**What needs to be done**
Your task is to filter the data below down to the lines holding "matplotlib".

━━━━━━━━

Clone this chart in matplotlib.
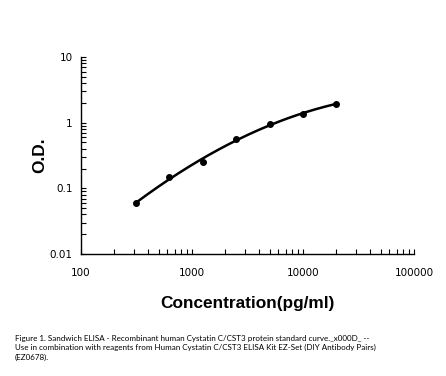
import numpy as np
import matplotlib
matplotlib.use("Agg")
import matplotlib.pyplot as plt
from matplotlib import font_manager
from matplotlib.ticker import LogLocator, NullFormatter, FixedLocator, FixedFormatter

# standard curve readings
conc = [312.5, 625, 1250, 2500, 5000, 10000, 20000]
od = [0.059, 0.150, 0.255, 0.557, 0.944, 1.355, 1.95]

x_ticks = [100, 1000, 10000, 100000]
x_labels = ["100", "1000", "10000", "100000"]
y_ticks = [0.01, 0.1, 1, 10]
y_labels = ["0.01", "0.1", "1", "10"]

caption = ("Figure 1. Sandwich ELISA - Recombinant human Cystatin C/CST3 protein standard curve._x000D_ --\n"
           "Use in combination with reagents from Human Cystatin C/CST3 ELISA Kit EZ-Set (DIY Antibody Pairs)\n"
           "(EZ0678).")


def main():
    bold_path = font_manager.findfont(
        font_manager.FontProperties(family="Liberation Sans", weight="bold"))
    label_prop = font_manager.FontProperties(fname=bold_path, size=12.4)

    fig = plt.figure(figsize=(4.46, 3.76), dpi=100)
    ax = fig.add_axes([81 / 446, 1 - 254 / 376, 333 / 446, 197 / 376])

    # smooth fit in log-log space
    lx = np.log10(conc)
    ly = np.log10(od)
    coef = np.polyfit(lx, ly, 3)
    xs = np.linspace(lx[0], lx[-1], 200)
    ax.plot(10 ** xs, 10 ** np.polyval(coef, xs), color="black", lw=1.8)
    ax.plot(conc, od, "o", color="black", ms=4)

    ax.set_xscale("log")
    ax.set_yscale("log")
    ax.set_xlim(100, 100000)
    ax.set_ylim(0.01, 10)

    ax.xaxis.set_major_locator(FixedLocator(x_ticks))
    ax.xaxis.set_major_formatter(FixedFormatter(x_labels))
    ax.yaxis.set_major_locator(FixedLocator(y_ticks))
    ax.yaxis.set_major_formatter(FixedFormatter(y_labels))
    ax.xaxis.set_minor_locator(LogLocator(base=10, subs=np.arange(2, 10)))
    ax.yaxis.set_minor_locator(LogLocator(base=10, subs=np.arange(2, 10)))
    ax.xaxis.set_minor_formatter(NullFormatter())
    ax.yaxis.set_minor_formatter(NullFormatter())

    for s in ["top", "right"]:
        ax.spines[s].set_visible(False)
    for s in ["left", "bottom"]:
        ax.spines[s].set_linewidth(1.0)

    ax.tick_params(which="both", direction="in", length=3.5, width=0.8, colors="black")
    ax.tick_params(axis="x", which="major", pad=10, labelsize=7.5)
    ax.tick_params(axis="y", which="major", pad=6, labelsize=7.5)

    ax.set_xlabel("Concentration(pg/ml)", fontproperties=label_prop, labelpad=13)
    ax.set_ylabel("O.D.", fontproperties=label_prop, labelpad=2)

    fig.text(15 / 446, 1 - 335 / 376, caption, fontsize=5.75, family="Lato",
             va="top", ha="left", linespacing=1.35)

    fig.savefig("out.png", dpi=100)
    plt.close(fig)


if __name__ == "__main__":
    main()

━━━━━━━━

**Exercise answer**
Clone this chart in matplotlib.
import matplotlib
matplotlib.use("Agg")
import matplotlib.pyplot as plt
from matplotlib import font_manager
from matplotlib.ticker import LogLocator, NullFormatter, FixedLocator, FixedFormatter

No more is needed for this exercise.